ハリー本編でも描かれていたダンブルドアとグリンデルバルドの確執。
 それがより肉感を伴って描かれたのが前作であり、今作なんだと思います。 ダンブルドアがもしもただ強くて、賢いだけの魔法使いだったなら、グリンデルバルドと今もいっしょにいられたのかもしれない。
 大義や正義や、大きすぎる責任を肩に乗せる類の、選ばれた(選ばれたがっていたのは本当だったし、事実選ばれるべき人だったけど)魔法使いでなかったら。 
そんなもしもを、きっと考えても仕方がないし、だからといって考えずにはいられないし、を繰り返して、ほぼ表に出さないようになった今も、 ダンブルドアの胸のうちにしっかりと『愛』は残っているんだと思うのです。
 映画のラスト、グリンデルバルドが攻撃のために放った魔法に、守るために放ったダンブルドアの魔法が接触したとき、彼の持っていた『血の誓い』のペンダントが割れてしまいます。
その時、ふたりは絶望したように感じました。 
ああ、これで本当に戦わなくてはいけなくなった。
もう言い訳はどこにも残っていない。
そんなふうに。
できるなら、今も、そばにいてほしいと、心のどこかで思っているのかもしれません。
ダンブルドアに対してグリンデルバルドは 
「お前をいったい誰が愛してくれる?孤独になるぞ」 
と言い放ちました。
 でもそれはそのまま彼本人の気持ちではないのか。
 周りを信者で集めても、彼の本当のさみしさに触れたことがあるのはダンブルドアだけだったんじゃないかと。
 ダンブルドアは、ハリーポッターでも自分自身の感情や望みよりも、
自分にしかできないこと、するべきことをしなくては、と戦い続けてきた人だと思います。

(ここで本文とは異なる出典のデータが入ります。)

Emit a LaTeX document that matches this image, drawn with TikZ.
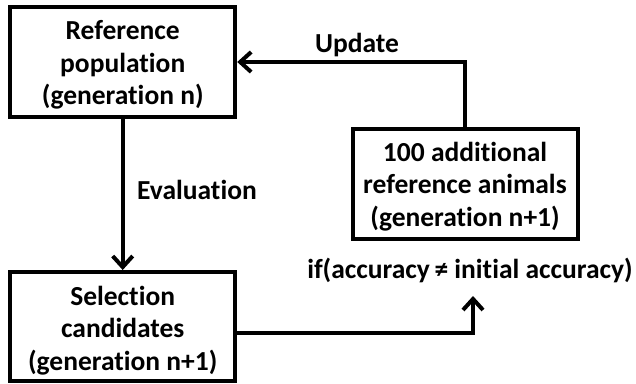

 そんなダンブルドアのさみしさに触ってくれたひとがいた。
埋め方は正しくなかったとしても(でもそんなこと誰に決められるのか)補いあえた過去が確かにあった。
その事実が、どんなに年齢を重ねても、彼を救ってくれていたんじゃないか。
 そうだったらいいと思いました。
私の中で、あのやさしい人に感じるさみしさが、すこし緩まるように思いました。

この映画で描かれる孤独。
自分の出自が分からず家族というつながり、根っこを求め続けているクリーデンス。
心を読めることがどんな悲しい経験を重ねてきたのか想像しかできないけれど、やっと心をいつでも開いている男性に出会ったクィニー。
 彼らの心の揺れはかすかで、積極的に描かれはしないけれど、
目に宿る「愛してほしい」という叫びがまっすぐに胸に入ってきました。 
彼らへ、小さな救いの道筋が開けたような気がするラスト。 
これが五作目には、どうかダンブルドアに、グリンデルバルドに、
みつけられますように。 
そんな気持ちでいっぱいになった映画でした。